Schmerzmittel (Analgetika)
Patientinnen und Patienten mit chronischen Schmerzen wurden wegen der Befürchtung einer Suchtentwicklung in Deutschland lange Zeit unterversorgt. Seit 1996 jedoch ist eine kontinuierliche Zunahme der Verordnung von opioiden Analgetika (Morphium-artige Medikamente) zu verzeichnen, die ein Abhängigkeitspotenzial haben. 1998 wurden die betäubungsmittelrechtlichen Verordnungsvorschriften zur besseren Umsetzung des WHO Stufenschemas zur Tumorschmerztherapie vereinfacht und das Stufenschema auch auf andere Schmerzerkrankungen übertragen. Inzwischen werden opioidhaltige Analgetika jedoch bei Nicht-Tumorerkrankungen vielfach auch zu leichtfertig verschrieben. Dies gilt auch für Opiod-Pflaster, die harmlos wirken können, aber dieselben Risiken und Nebenwirkungen wie Opioide in Tablettenform haben. Zu häufig werden Opioide verschrieben zum Beispiel bei diagnostisch unzureichend abgeklärten Schmerzen, bei psychosomatischen Schmerzen oder bevor andere schmerzlindernde Maßnahmen wie konsequente Physiotherapie und Bewegung angewendet wurden. Bei längerfristiger Gabe erhöhen opioidhaltige Medikamente sogar die Schmerzempfindlichkeit. Zur Vermeidung von Entzugssysmptomatik werden sie dann aber dennoch oft dauerhaft genommen. Bei schwerwiegenden Erkrankungen wie Krebs können Opioide jedoch unverzichtbar sein.

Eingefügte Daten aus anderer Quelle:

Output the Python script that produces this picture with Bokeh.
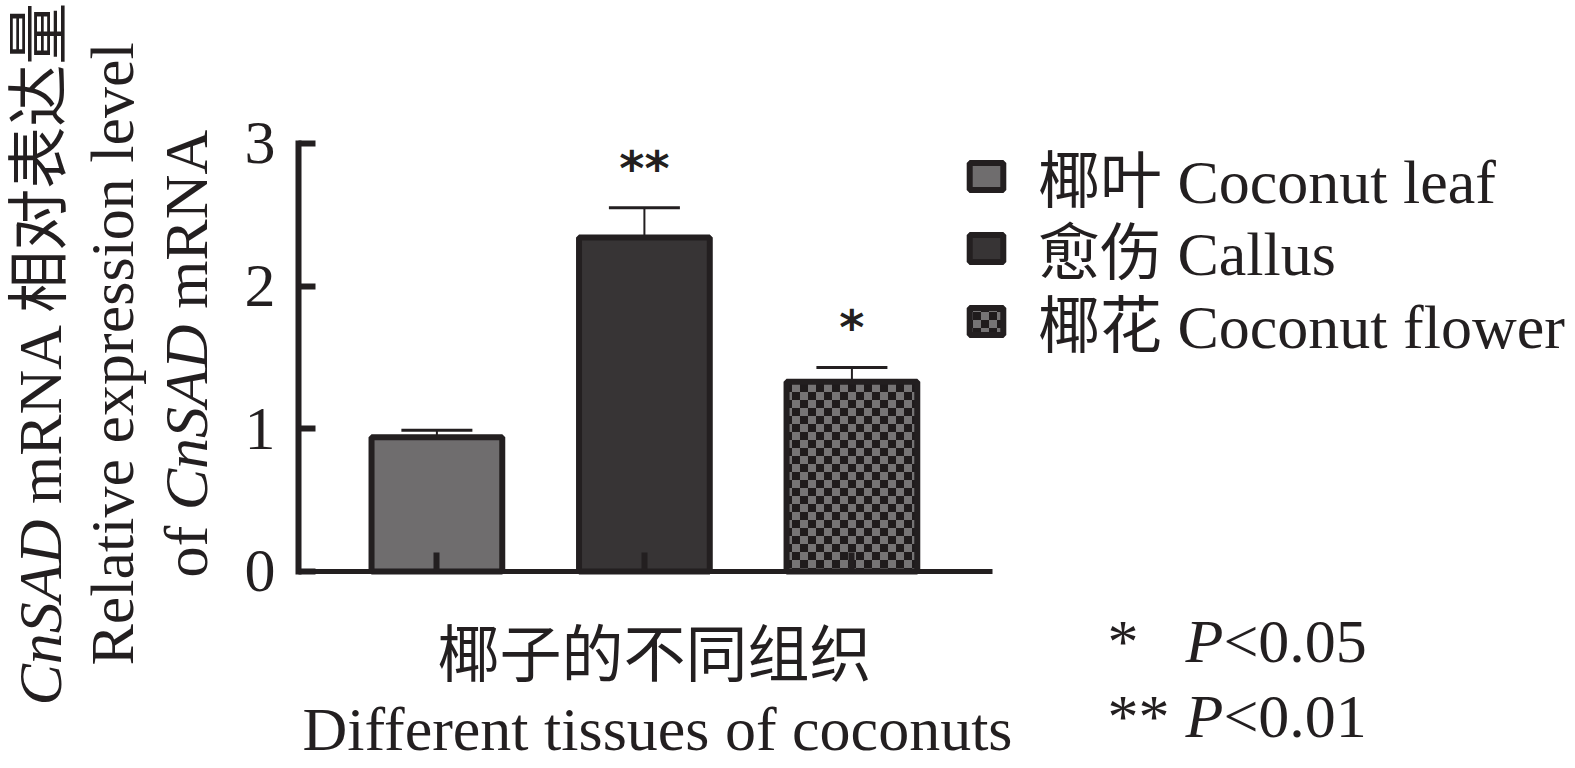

Schmerzen haben vor allem eine Schutz- bzw. Warnfunktion. Sie können meist auf bestehende Erkrankungen oder Verletzungen verweisen. Deshalb sollten sie weder ignoriert noch mit Medikamenten unterdrückt werden, sondern Anlass für eine Ursachenforschung sein. Schmerzen können sich jedoch auch „verselbstständigen“ und zu einer eigenständigen Erkrankung entwickeln, wenn sie zu lange andauern oder nicht angemessen behandelt werden. Psychosomatische Ursachen oder Teilursachen sind häufig.
Schmerzmittel können nach ihren Angriffspunkten bei der Schmerzbekämpfung unterschieden werden. Die peripher wirkenden Analgetika verhindern die Entstehung des Schmerzes am Verletzungsort. Diese Substanzen wirken zusätzlich fiebersenkend und teilweise auch entzündungshemmend. Dazu gehören die überwiegend rezeptfreien apothekenpflichtigen Schmerzmittel, die häufig in der Selbstmedikation (insbesondere gegen Kopfschmerzen) eingesetzt werden. Beispiele sind ASS (Aspirin®), Paracetamol, Dicolfenac oder Ibuprofen. Missbräuchlicher chronischer Gebrauch kommt vor, sie haben aber kein Abhängigkeitspotenzial im engeren Sinn.
Zentral wirksame Analgetika unterdrücken durch ihre Wirkung die Weiterleitung von Schmerzimpulsen in Rückenmark und Gehirn – dem zentralen Nervensystem. Hierzu zählen die stark wirksamen Opiate und die opiatähnlichen und opioiden Analgetika, die rezeptpflichtig sind und/oder dem Betäubungsmittelgesetz unterliegen. Diese haben ein starkes Abhängigkeitspotenzial, was unter anderem daran liegt, dass sie zumindest in den ersten Wochen positive psychische Effekte wie euphorische Stimmung hervorrufen können.